Why Delaware LLCs?
Franklin A. Gevurtz
University of the Pacific - McGeorge School of Law
February 2, 2012
For years, scholars have debated why parties choose to incorporate under Delaware law companies that operate businesses in other states — since different answers to this question lead to different normative assessments of the practice. Traditionally, this debate focused on public corporations and ignored private firms and non-corporate forms of business. The exploding use of limited liability companies (LLCs) instead of corporations, and the formation of LLCs under Delaware law to operate businesses outside Delaware, call for expanding this discourse to ask “Why Delaware LLCs?”. This article adds to the recent literature seeking to answer this question empirically. It critiques recent studies that looked for statistically significant correlations between state of formation choices for LLCs and differences in state LLC statutes and legal infrastructure.

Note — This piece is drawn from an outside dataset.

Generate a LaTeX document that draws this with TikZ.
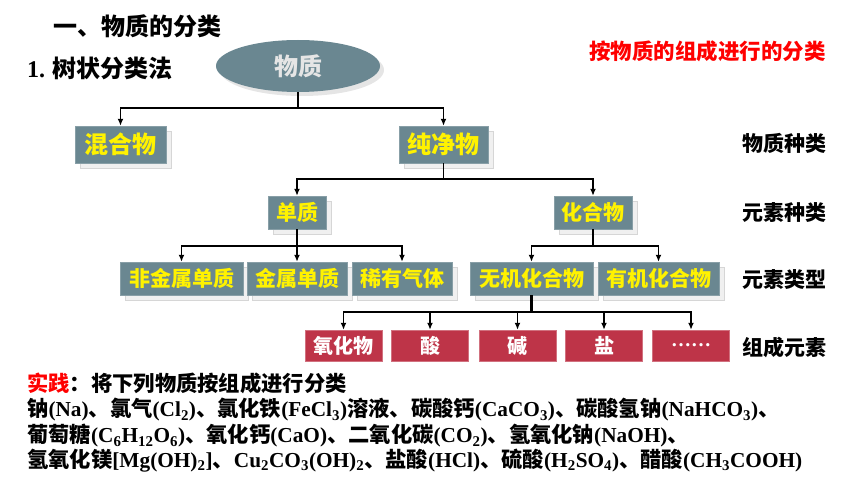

Finding this methodology suffers from inherent limitations, this article presents results from a different approach. I interviewed business attorneys whose clients have formed LLCs and asked them a battery of questions designed to ascertain why their clients formed LLCs in Delaware. The results of this survey provide important insights into the aspects of Delaware’s substantive LLC law and its legal infrastructure that motivate formation of Delaware LLCs, and thereby serve as an important complement to the existing statistical studies.